In cases of pulmonary or bronchial bleeding, VA-ECMO is the first line management option. In these patients, changing from a CPB circuit to a heparin-coated VA-ECMO circuit, permits full heparin reversal with protamine to arrest bleeding sources. Additionally in these patients, mechanical ventilation has an important role and high PEEP is advisable. Guth et al. reported a series of 8 patients with endobronchial bleeding (2%) supported with central VA-ECMO using CPB cannulas. Results are outstanding, with 7 patients discharged from hospital.
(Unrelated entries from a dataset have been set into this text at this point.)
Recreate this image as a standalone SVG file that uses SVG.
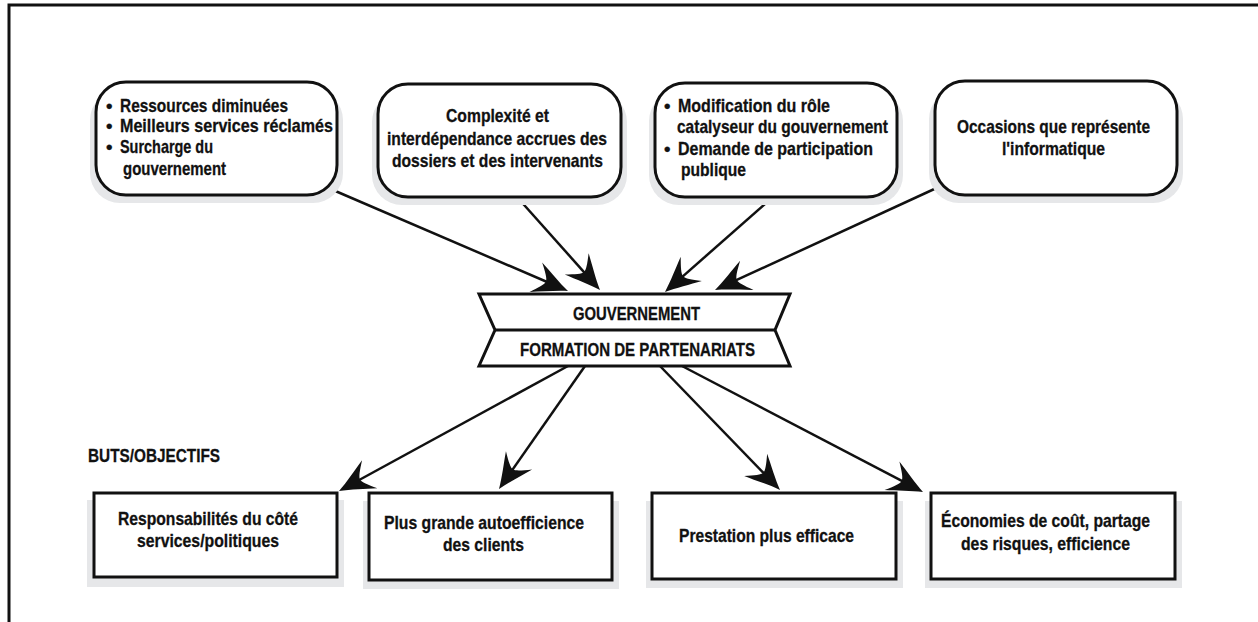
<svg xmlns="http://www.w3.org/2000/svg" width="1258" height="622" viewBox="0 0 1258 622">
<style>
.t{font-family:"Liberation Sans",Arial,sans-serif;font-weight:bold;font-size:18.5px;fill:#111;stroke:#111;stroke-width:0.3}
.box{fill:#fff;stroke:#111;stroke-width:3}
.sh{fill:#e6e7e9;stroke:none}
.ln{fill:none;stroke:#111;stroke-width:2.5}
</style>
<defs>
<marker id="ah" markerUnits="userSpaceOnUse" markerWidth="60" markerHeight="60" viewBox="-30 -30 60 60" refX="0" refY="0" orient="auto" overflow="visible">
<path d="M12,0 C1,-4 -12,-11 -23,-16 C-16,-8 -12,-3 -12,0 C-12,3 -16,8 -23,16 C-12,11 1,4 12,0 Z" fill="#111"/>
</marker>
</defs>
<rect width="1258" height="622" fill="#fff"/>
<path d="M9,622 V5 H1258" fill="none" stroke="#111" stroke-width="3"/>

<g id="connectors">
<line class="ln" x1="333" y1="190" x2="556.98" y2="286.26" marker-end="url(#ah)"/>
<line class="ln" x1="517" y1="197" x2="592.01" y2="281.05" marker-end="url(#ah)"/>
<line class="ln" x1="773" y1="197" x2="674.01" y2="284.07" marker-end="url(#ah)"/>
<line class="ln" x1="943" y1="185" x2="725.9" y2="284.98" marker-end="url(#ah)"/>
<line class="ln" x1="568" y1="366" x2="349.53" y2="485.25" marker-end="url(#ah)"/>
<line class="ln" x1="585" y1="366" x2="505.88" y2="479.17" marker-end="url(#ah)"/>
<line class="ln" x1="660" y1="366" x2="771.66" y2="481.38" marker-end="url(#ah)"/>
<line class="ln" x1="682" y1="366" x2="912.37" y2="486.44" marker-end="url(#ah)"/>
</g>

<g id="node-ressources">
<rect class="sh" x="90" y="90" width="253" height="113" rx="30"/>
<rect class="box" x="96" y="82" width="241" height="113" rx="30"/>
<text class="t" x="106" y="112">•</text>
<text class="t" x="120" y="112" textLength="168" lengthAdjust="spacingAndGlyphs">Ressources diminuées</text>
<text class="t" x="106" y="132">•</text>
<text class="t" x="120" y="132" textLength="213" lengthAdjust="spacingAndGlyphs">Meilleurs services réclamés</text>
<text class="t" x="106" y="153">•</text>
<text class="t" x="120" y="153" textLength="93" lengthAdjust="spacingAndGlyphs">Surcharge du</text>
<text class="t" x="123" y="175" textLength="103" lengthAdjust="spacingAndGlyphs">gouvernement</text>
</g>

<g id="node-complexite">
<rect class="sh" x="372" y="92" width="255" height="113" rx="30"/>
<rect class="box" x="378" y="84" width="243" height="113" rx="30"/>
<text class="t" x="446" y="122" textLength="103" lengthAdjust="spacingAndGlyphs">Complexité et</text>
<text class="t" x="387" y="145" textLength="220" lengthAdjust="spacingAndGlyphs">interdépendance accrues des</text>
<text class="t" x="392" y="167" textLength="211" lengthAdjust="spacingAndGlyphs">dossiers et des intervenants</text>
</g>

<g id="node-role">
<rect class="sh" x="649" y="91" width="254" height="114" rx="30"/>
<rect class="box" x="655" y="83" width="242" height="114" rx="30"/>
<text class="t" x="664" y="112">•</text>
<text class="t" x="678" y="112" textLength="152" lengthAdjust="spacingAndGlyphs">Modification du rôle</text>
<text class="t" x="677" y="133" textLength="211" lengthAdjust="spacingAndGlyphs">catalyseur du gouvernement</text>
<text class="t" x="664" y="155">•</text>
<text class="t" x="678" y="155" textLength="195" lengthAdjust="spacingAndGlyphs">Demande de participation</text>
<text class="t" x="681" y="176" textLength="65" lengthAdjust="spacingAndGlyphs">publique</text>
</g>

<g id="node-informatique">
<rect class="sh" x="929" y="89" width="254" height="114" rx="30"/>
<rect class="box" x="935" y="81" width="242" height="114" rx="30"/>
<text class="t" x="957" y="133" textLength="193" lengthAdjust="spacingAndGlyphs">Occasions que représente</text>
<text class="t" x="1002" y="155" textLength="103" lengthAdjust="spacingAndGlyphs">l'informatique</text>
</g>

<g id="node-gouvernement">
<polygon class="box" points="479,294 790,294 775,330 790,366 479,366 495,330"/>
<line x1="495" y1="330" x2="775" y2="330" stroke="#111" stroke-width="3"/>
<text class="t" x="573" y="320" textLength="127" lengthAdjust="spacingAndGlyphs">GOUVERNEMENT</text>
<text class="t" x="520" y="356" textLength="235" lengthAdjust="spacingAndGlyphs">FORMATION DE PARTENARIATS</text>
</g>

<g id="label-buts">
<text class="t" x="88" y="462" textLength="132" lengthAdjust="spacingAndGlyphs">BUTS/OBJECTIFS</text>
</g>

<g id="node-responsabilites">
<rect class="sh" x="87" y="500" width="257" height="87"/>
<rect class="box" x="94" y="493" width="243" height="84"/>
<text class="t" x="118" y="525" textLength="180" lengthAdjust="spacingAndGlyphs">Responsabilités du côté</text>
<text class="t" x="137" y="547" textLength="142" lengthAdjust="spacingAndGlyphs">services/politiques</text>
</g>

<g id="node-autoefficience">
<rect class="sh" x="363" y="501" width="256" height="88"/>
<rect class="box" x="369" y="493" width="243" height="87"/>
<text class="t" x="384" y="529" textLength="200" lengthAdjust="spacingAndGlyphs">Plus grande autoefficience</text>
<text class="t" x="443" y="551" textLength="81" lengthAdjust="spacingAndGlyphs">des clients</text>
</g>

<g id="node-prestation">
<rect class="sh" x="646" y="501" width="257" height="87"/>
<rect class="box" x="652" y="493" width="244" height="86"/>
<text class="t" x="679" y="542" textLength="175" lengthAdjust="spacingAndGlyphs">Prestation plus efficace</text>
</g>

<g id="node-economies">
<rect class="sh" x="925" y="501" width="257" height="87"/>
<rect class="box" x="931" y="493" width="244" height="86"/>
<text class="t" x="941" y="527" textLength="209" lengthAdjust="spacingAndGlyphs">Économies de coût, partage</text>
<text class="t" x="961" y="550" textLength="169" lengthAdjust="spacingAndGlyphs">des risques, efficience</text>
</g>
</svg>
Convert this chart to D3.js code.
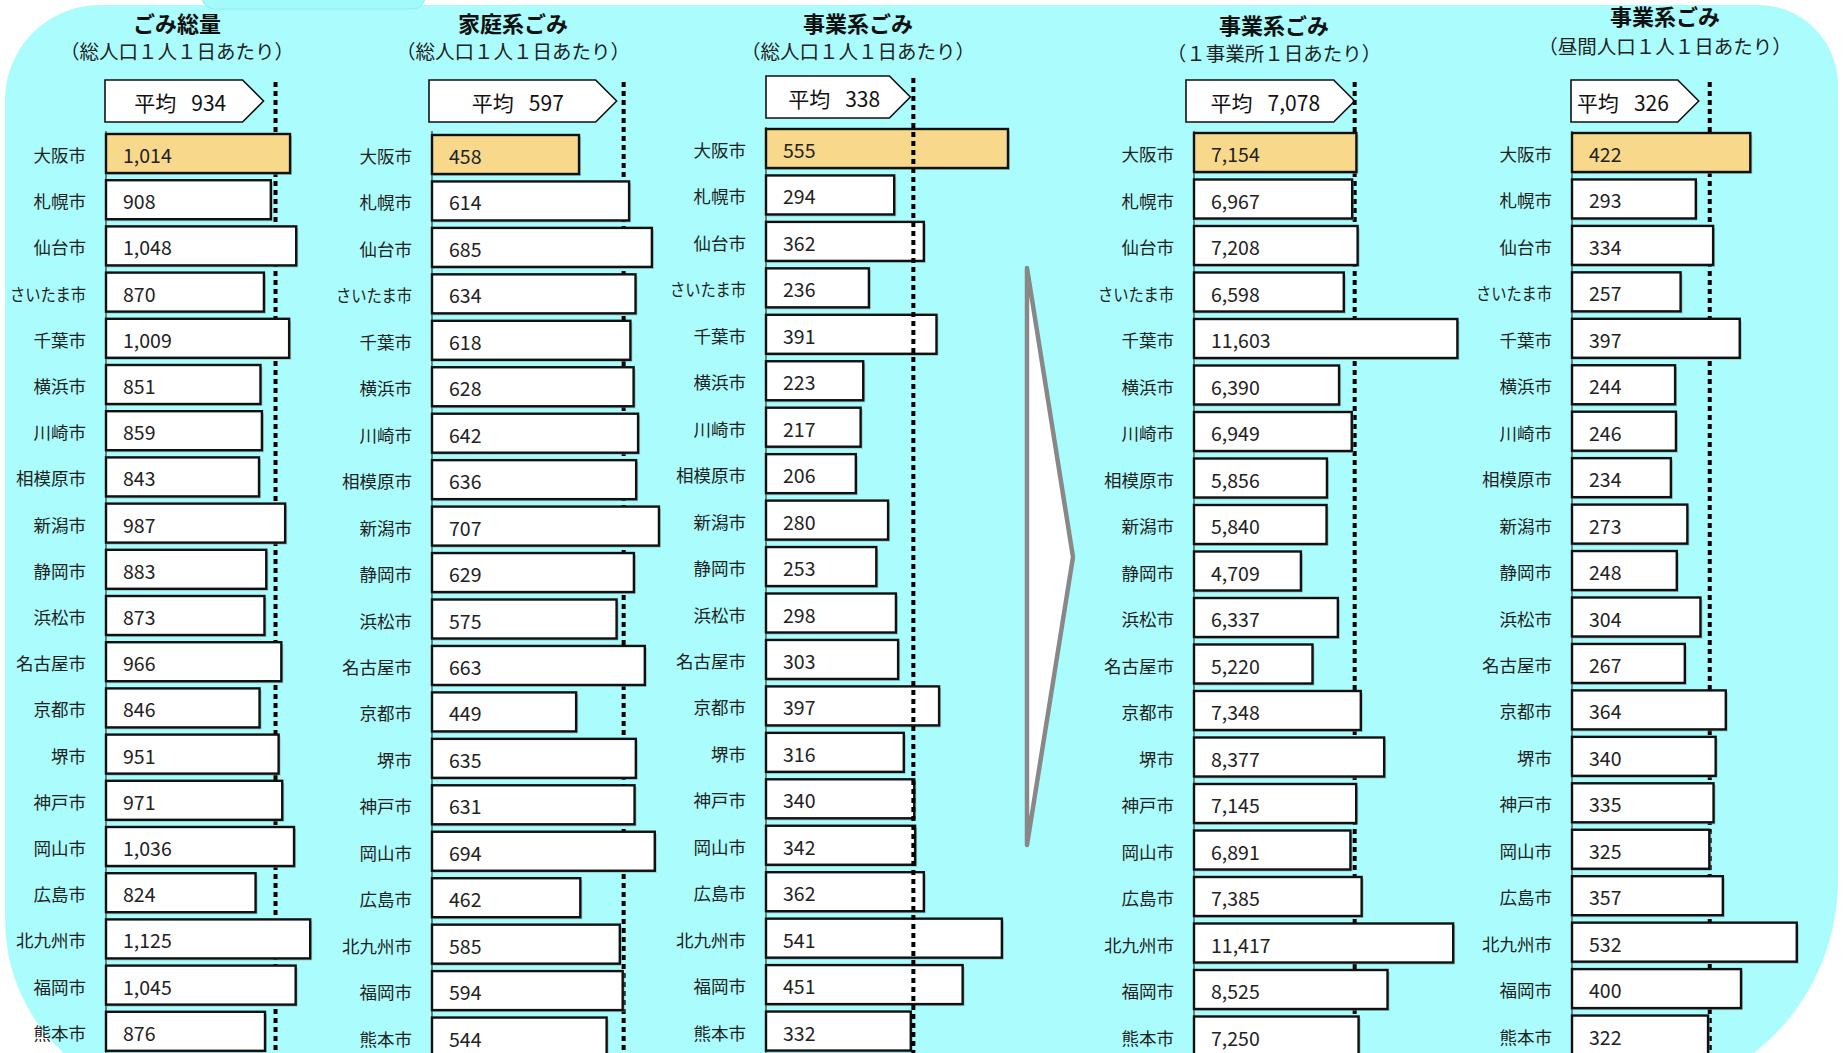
<!DOCTYPE html>
<html>
<head>
<meta charset="utf-8">
<script src="https://cdn.jsdelivr.net/npm/d3@7"></script>
<style>
  html, body { margin: 0; padding: 0; background: #fff; }
  svg { display: block; font-family: "Noto Sans CJK JP", "Noto Sans", sans-serif; }
</style>
</head>
<body>
<div id="chart"></div>
<script>
// ---- data ----
const cities = ['大阪市', '札幌市', '仙台市', 'さいたま市', '千葉市', '横浜市', '川崎市', '相模原市', '新潟市', '静岡市',
  '浜松市', '名古屋市', '京都市', '堺市', '神戸市', '岡山市', '広島市', '北九州市', '福岡市', '熊本市'];

const totalPerCapita = [1014, 908, 1048, 870, 1009, 851, 859, 843, 987, 883, 873, 966, 846, 951, 971, 1036, 824, 1125, 1045, 876];
const householdPerCapita = [458, 614, 685, 634, 618, 628, 642, 636, 707, 629, 575, 663, 449, 635, 631, 694, 462, 585, 594, 544];
const businessPerCapita = [555, 294, 362, 236, 391, 223, 217, 206, 280, 253, 298, 303, 397, 316, 340, 342, 362, 541, 451, 332];
const businessPerOffice = [7154, 6967, 7208, 6598, 11603, 6390, 6949, 5856, 5840, 4709, 6337, 5220, 7348, 8377, 7145, 6891, 7385, 11417, 8525, 7250];
const businessPerDaytime = [422, 293, 334, 257, 397, 244, 246, 234, 273, 248, 304, 267, 364, 340, 335, 325, 357, 532, 400, 322];

const averages = [934, 597, 338, 7078, 326];
const titles = ['ごみ総量', '家庭系ごみ', '事業系ごみ', '事業系ごみ', '事業系ごみ'];
const subtitles = ['（総人口１人１日あたり）', '（総人口１人１日あたり）', '（総人口１人１日あたり）', '（１事業所１日あたり）', '（昼間人口１人１日あたり）'];
const seriesValues = [totalPerCapita, householdPerCapita, businessPerCapita, businessPerOffice, businessPerDaytime];
const highlightCity = '大阪市';

// ---- layout (one entry per panel) ----
const W = 1845, H = 1053;
const panels = [
  { x0: 106, span: 1000, px: 181.5, top: 134, step: 46.2, boxTop: 80, boxLeft: 105, tipGap: 12, textShift: -4, titleX: 177, titleY: 22, subY: 50, dotsOnTop: false },
  { x0: 432, span: 1000, px: 321, top: 135, step: 46.45, boxTop: 80, boxLeft: 429, tipGap: 7, textShift: -5, titleX: 513, titleY: 22, subY: 50, dotsOnTop: false },
  { x0: 766, span: 1000, px: 436, top: 129, step: 46.45, boxTop: 76, boxLeft: 766, tipGap: 3, textShift: -4, titleX: 858, titleY: 22, subY: 50, dotsOnTop: true },
  { x0: 1194, span: 10000, px: 227, top: 133, step: 46.5, boxTop: 80, boxLeft: 1186, tipGap: 0, textShift: -5, titleX: 1274, titleY: 24, subY: 52, dotsOnTop: false },
  { x0: 1572, span: 1000, px: 422.5, top: 133, step: 46.45, boxTop: 80, boxLeft: 1571, tipGap: 11, textShift: -12, titleX: 1665, titleY: 15, subY: 45, dotsOnTop: false }
];
const barH = 39;
const boxH = 42;

const svg = d3.select('#chart').append('svg')
  .attr('width', W).attr('height', H)
  .attr('viewBox', `0 0 ${W} ${H}`);

// rounded rect with its own radius per corner
function roundedPath(x, y, w, h, tl, tr, br, bl) {
  return `M${x + tl},${y}H${x + w - tr}A${tr},${tr} 0 0 1 ${x + w},${y + tr}` +
    `V${y + h - br}A${br},${br} 0 0 1 ${x + w - br},${y + h}` +
    `H${x + bl}A${bl},${bl} 0 0 1 ${x},${y + h - bl}` +
    `V${y + tl}A${tl},${tl} 0 0 1 ${x + tl},${y}Z`;
}

// background panel
svg.append('path')
  .attr('d', roundedPath(5, 5, 1833, 1095, 95, 80, 220, 180))
  .attr('fill', '#abfcfc');

// little tab sticking in from the top
svg.append('rect')
  .attr('x', 202).attr('y', -20).attr('width', 223).attr('height', 29)
  .attr('rx', 12)
  .attr('fill', '#a4fafa')
  .attr('stroke', '#8eeeee')
  .attr('stroke-width', 1);

// big arrow between the per-capita panels and the per-office panel
const arrowPts = [[1027, 268], [1073, 557], [1027, 845]];
svg.append('path')
  .attr('d', d3.line()(arrowPts) + 'Z')
  .attr('fill', '#ffffff')
  .attr('stroke', '#888888')
  .attr('stroke-width', 4.5)
  .attr('stroke-linejoin', 'round')
  .attr('stroke-linecap', 'round');

const fmt = d3.format(',');
const hasKana = s => /[\u3040-\u309f]/.test(s);

panels.forEach((p, i) => {
  const values = seriesValues[i];
  const avg = averages[i];
  const g = svg.append('g').attr('class', `panel panel-${i}`);

  const n = cities.length;
  const x = d3.scaleLinear().domain([0, p.span]).range([p.x0, p.x0 + p.px]);
  // band step = p.step, band width = barH
  const y = d3.scaleBand()
    .domain(cities)
    .range([p.top, p.top + p.step * (n - 1) + barH])
    .paddingInner((p.step - barH) / p.step)
    .paddingOuter(0);

  // titles
  g.append('text')
    .attr('x', p.titleX).attr('y', p.titleY)
    .attr('text-anchor', 'middle').attr('dominant-baseline', 'central')
    .attr('font-size', 22).attr('font-weight', 'bold')
    .attr('fill', '#111')
    .text(titles[i]);

  g.append('text')
    .attr('x', p.titleX).attr('y', p.subY)
    .attr('text-anchor', 'middle').attr('dominant-baseline', 'central')
    .attr('font-size', 19.5)
    .attr('fill', '#222')
    .text(subtitles[i]);

  // average marker box (pentagon pointing at the average line)
  const ax = x(avg);
  const tipX = ax - p.tipGap;
  const bodyR = tipX - 21;
  const boxPts = [[p.boxLeft, p.boxTop], [bodyR, p.boxTop], [tipX, p.boxTop + boxH / 2],
    [bodyR, p.boxTop + boxH], [p.boxLeft, p.boxTop + boxH]];
  g.append('path')
    .attr('d', d3.line()(boxPts) + 'Z')
    .attr('fill', '#fff')
    .attr('stroke', '#111')
    .attr('stroke-width', 1.6)
    .attr('stroke-linejoin', 'miter');

  const boxText = g.append('text')
    .attr('x', (p.boxLeft + tipX) / 2 + p.textShift)
    .attr('y', p.boxTop + boxH / 2 + 1)
    .attr('text-anchor', 'middle').attr('dominant-baseline', 'central')
    .attr('font-size', 21)
    .attr('fill', '#111');
  boxText.append('tspan').text('平均');
  boxText.append('tspan').attr('dx', 15).text(fmt(avg));

  // axis line at zero
  g.append('line')
    .attr('x1', p.x0).attr('x2', p.x0)
    .attr('y1', p.boxTop + boxH + 9).attr('y2', H)
    .attr('stroke', '#333').attr('stroke-width', 1.2);

  const drawDots = () => g.append('line')
    .attr('x1', ax).attr('x2', ax)
    .attr('y1', p.boxTop + 2).attr('y2', H)
    .attr('stroke', '#000')
    .attr('stroke-width', 4)
    .attr('stroke-dasharray', '5,4');

  if (!p.dotsOnTop) drawDots();

  const rows = g.selectAll('g.row')
    .data(cities.map((c, j) => ({ city: c, value: values[j] })))
    .join('g')
    .attr('class', 'row');

  // soft shadow under each bar
  rows.append('rect')
    .attr('x', p.x0 + 1)
    .attr('y', d => y(d.city) + 2)
    .attr('width', d => x(d.value) - p.x0 + 1)
    .attr('height', y.bandwidth())
    .attr('fill', '#7a9a9a')
    .attr('opacity', 0.55);

  rows.append('rect')
    .attr('x', p.x0)
    .attr('y', d => y(d.city))
    .attr('width', d => x(d.value) - p.x0)
    .attr('height', y.bandwidth())
    .attr('fill', d => d.city === highlightCity ? '#f8d98c' : '#ffffff')
    .attr('stroke', '#111')
    .attr('stroke-width', 2.4);

  rows.append('text')
    .attr('x', p.x0 + 17)
    .attr('y', d => y(d.city) + y.bandwidth() / 2 + 1)
    .attr('dominant-baseline', 'central')
    .attr('font-size', 19.5)
    .attr('fill', '#222')
    .text(d => fmt(d.value));

  // kana in the original font is narrower than kanji, so squeeze those labels a bit
  rows.append('text')
    .attr('x', p.x0 - 20)
    .attr('y', d => y(d.city) + y.bandwidth() / 2 + 1)
    .attr('text-anchor', 'end')
    .attr('dominant-baseline', 'central')
    .attr('font-size', 17.5)
    .attr('fill', '#222')
    .attr('textLength', d => hasKana(d.city) ? 76 : null)
    .attr('lengthAdjust', 'spacingAndGlyphs')
    .text(d => d.city);

  if (p.dotsOnTop) drawDots();
});
</script>
</body>
</html>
All previous authors as well ourselves confirm that bleeding, infection and thromboembolic complications are the most common complications of ECLS, increasing in frequency with increased duration of therapy. We agree that the patient must be weaned from ECMO as soon as possible. Still, it is very important to recognize early the patient who might need ECLS before hemodynamic and respiratory conditions deteriorate to the point of irreversibility (even with the institution of ECMO). We also agree with other authors that patients with worse hemodynamic profiles and less accessible anatomy, have more risk of requiring ECLS after PEA (6). In those patients, newer technologies like balloon pulmonary angioplasty (PBA) in combination with medical management can be the therapeutic option with the best risk-benefit relationship (25).
Conflicts of Interest: The authors have no conflicts of interest to declare.